Tried as I may I simply cannot find out more about this lodge other than being charmingly described as having ‘19 thatched guest rondavels designed to create the feel of an African village’ where the rooms have been ‘simply and attractively decorated using natural local materials. Each cottage is divided into double rooms therefore it can accommodate up to 38 guests. There is a box seat for the wildlife and to get there by SUV from Nairobi takes 8 hours’.
Does anybody know what ‘a box seat’ for the wildlife actually is?

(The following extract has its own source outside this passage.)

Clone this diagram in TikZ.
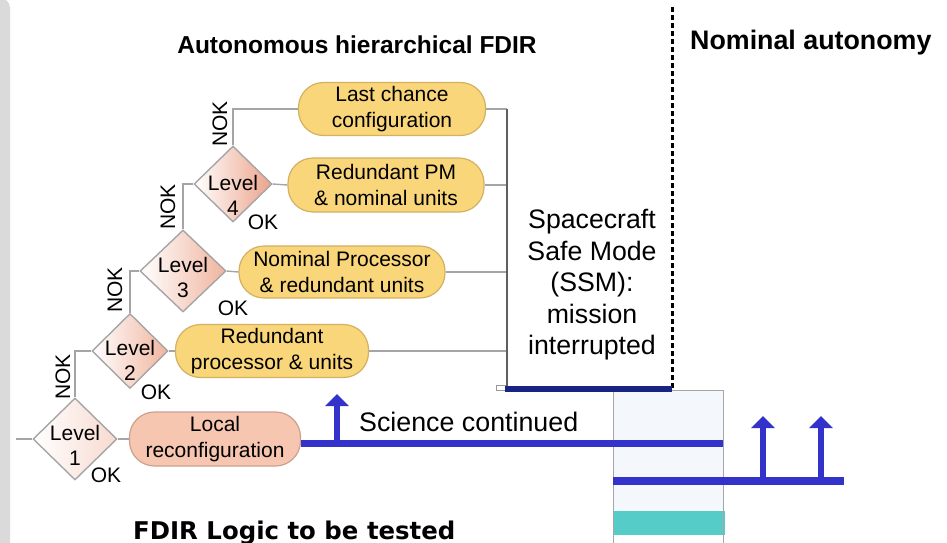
\documentclass[tikz,border=0pt]{standalone}
\usepackage{fontspec}
\setmainfont{Liberation Sans}
\newfontfamily\widesans{DejaVu Sans}
\usetikzlibrary{shapes.geometric,arrows.meta}

\definecolor{boxyellow}{RGB}{249,214,122}
\definecolor{boxyellowedge}{RGB}{212,176,98}
\definecolor{boxsalmon}{RGB}{246,198,176}
\definecolor{boxsalmonedge}{RGB}{205,160,142}
\definecolor{dsalmon}{RGB}{236,163,138}
\definecolor{dmid}{RGB}{240,180,158}
\definecolor{dpale}{RGB}{247,218,208}
\definecolor{linkgray}{RGB}{165,165,165}
\definecolor{busgray}{RGB}{95,95,95}
\definecolor{sciblue}{RGB}{51,51,204}
\definecolor{ssmnavy}{RGB}{25,35,130}
\definecolor{ssmteal}{RGB}{86,204,200}
\definecolor{paleblue}{RGB}{244,248,253}
\definecolor{panelgray}{RGB}{218,218,218}

\begin{document}
\begin{tikzpicture}[x=1pt,y=-1pt,
  txt/.style={font=\fontsize{21}{25}\selectfont, align=center, inner sep=0},
  levelbox/.style={diamond, draw=linkgray, line width=1.4pt, inner sep=0,
    left color=white, right color=dsalmon},
  pill/.style={rectangle, rounded corners=25pt, line width=1.2pt, inner sep=0,
    font=\fontsize{21}{25.5}\selectfont, align=center},
  yellowbox/.style={pill, fill=boxyellow, draw=boxyellowedge},
  salmonbox/.style={pill, fill=boxsalmon, draw=boxsalmonedge},
  link/.style={draw=linkgray, line width=1.4pt},
  busline/.style={draw=busgray, line width=1.5pt},
  sciline/.style={draw=sciblue, line width=7pt},
  upflow/.style={draw=sciblue, line width=6pt, -{Triangle[width=23pt,length=12pt]}},
  sepline/.style={draw=black, line width=3pt, dash pattern=on 5pt off 3pt},
  heading/.style={font=\fontsize{24.5}{28}\selectfont\bfseries, inner sep=0},
]
\useasboundingbox (0,0) rectangle (947,543);

% grey side panel
\fill[panelgray, rounded corners=10pt] (-30,-2) rectangle (10,560);

% headings
\node[heading] (title) at (357,45) {Autonomous hierarchical FDIR};
\node[heading, font=\fontsize{26.8}{30}\selectfont\bfseries, anchor=west] (nomtitle) at (690,43) {Nominal autonomy};

% after-SSM recovery column
\fill[paleblue] (613,390) rectangle (723,511);
\fill[ssmteal] (613,511) rectangle (725,535);
\draw[draw=gray!70, line width=1pt] (613,550) -- (613,390) -- (723,390) -- (723,550);

% decision levels
\node[levelbox, minimum width=84pt, minimum height=82pt, right color=dpale] (L1) at (75,439) {};
\node[levelbox, minimum width=76pt, minimum height=75pt, right color=dmid] (L2) at (130,351) {};
\node[levelbox, minimum width=86pt, minimum height=82pt, right color=dmid] (L3) at (183,271) {};
\node[levelbox, minimum width=78pt, minimum height=76pt] (L4) at (233,184) {};

\node[txt] (L1t) at (75,445.5) {Level\\1};
\node[txt] (L2t) at (130,360) {Level\\2};
\node[txt] (L3t) at (183,277.5) {Level\\3};
\node[txt] (L4t) at (233,195) {Level\\4};

% reconfiguration actions
\node[salmonbox, minimum width=171pt, minimum height=54pt] (LR) at (215,439) {Local\\reconfiguration};
\node[yellowbox, minimum width=193pt, minimum height=53pt] (RP) at (272,351) {Redundant\\processor \& units};
\node[yellowbox, minimum width=206pt, minimum height=52pt] (NP) at (342,272) {Nominal Processor\\\& redundant units};
\node[yellowbox, minimum width=196pt, minimum height=54pt] (RPM) at (386,185) {Redundant PM\\\& nominal units};
\node[yellowbox, minimum width=187pt, minimum height=53pt] (LC) at (392,109) {Last chance\\configuration};

% decision flow
\coordinate (in1) at (16,439);
\draw[link] (in1) -- (L1.west);
\draw[link] (L1.north) |- (L2.west);
\draw[link] (L2.north) |- (L3.west);
\draw[link] (L3.north) |- (L4.west);
\draw[link] (L4.north) |- (LC.west);
\draw[link] (L1.east) -- (LR.west);
\draw[link] (L2.east) -- (RP.west);
\draw[link] (L3.east) -- (NP.west);
\draw[link] (L4.east) -- (RPM.west);

\node[txt, rotate=90] (nok1) at (63,377) {NOK};
\node[txt, rotate=90] (nok2) at (115,290) {NOK};
\node[txt, rotate=90] (nok3) at (168,207) {NOK};
\node[txt, rotate=90] (nok4) at (220,124) {NOK};
\node[txt] (ok1) at (106,475) {OK};
\node[txt] (ok2) at (156,392) {OK};
\node[txt] (ok3) at (233,308) {OK};
\node[txt] (ok4) at (263,222) {OK};

% failed levels feed the safe mode bus
\coordinate (busTop) at (507,109);
\coordinate (busBot) at (507,389);
\draw[link] (RP.east) -- (RP.east -| busTop);
\draw[link] (NP.east) -- (NP.east -| busTop);
\draw[link] (RPM.east) -- (RPM.east -| busTop);
\draw[link] (LC.east) -- (LC.east -| busTop);
\draw[busline] (busTop) -- (busBot);

\node[draw=gray!80, fill=white, line width=0.8pt, minimum width=9pt, minimum height=5pt, inner sep=0] (tab) at (501,388) {};
\coordinate (ssmL) at (505,389);
\coordinate (sepTop) at (672,7);
\coordinate (sepBot) at (672,389);
\draw[sepline] (sepTop) -- (sepBot);
\draw[draw=ssmnavy, line width=6pt] (ssmL) -- (sepBot);

\node[font=\fontsize{26.7}{31.5}\selectfont, align=center, inner sep=0] (ssm) at (592,285)
  {Spacecraft\\Safe Mode\\(SSM):\\mission\\interrupted};

% science timelines
\coordinate (sciEnd) at (723,443);
\draw[sciline] (LR.east |- sciEnd) -- (sciEnd);
\coordinate (sciFoot) at (337,443);
\coordinate (sciTip) at (337,394);
\draw[upflow] (sciFoot) -- (sciTip);
\node[font=\fontsize{26.8}{30}\selectfont, anchor=west, inner sep=0] (sci) at (359,422) {Science continued};

\coordinate (nomL) at (613,481);
\coordinate (nomR) at (844,481);
\draw[draw=sciblue, line width=8pt] (nomL) -- (nomR);
\coordinate (upAfoot) at (763,481);
\coordinate (upAtip) at (763,416);
\coordinate (upBfoot) at (821,481);
\coordinate (upBtip) at (821,416);
\draw[upflow] (upAfoot) -- (upAtip);
\draw[upflow] (upBfoot) -- (upBtip);

% caption
\node[font=\widesans\fontsize{24.4}{28}\selectfont\bfseries, anchor=base west, inner sep=0] (caption) at (133,539) {FDIR Logic to be tested};
\end{tikzpicture}
\end{document}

Fifteen years ago, the first time I ever went to Olkurruk, I found nothing but burnt-out ruins. I am told it was destroyed by fire in 1997. There are legends a-plenty as to the cause of the fire but suffice to say nothing but the foundations was left. For years and years we crunched our way through the debris dreaming of what actually could be built here one day.
There were quaint notices, loos with aloes growing out of them, path numbers painted on stone directing you to nothing more than concrete plinths overgrown and desolate. The only inhabitants that I could find were some quizzical rock hyraxes who had made themselves quite comfy here amongst the wreckage.
And then on 12 August 2014 a new wind swept through Olkurruk and a new lease of life was breathed into this lovely place. The same beautiful views remain but a new name was chosen (covered in this blog post) and on 14 June 2015 Angama Mara will welcome guests to this extraordinary corner of Africa.
Perhaps the rock hyraxes will stop sulking and come back as our first honoured guests.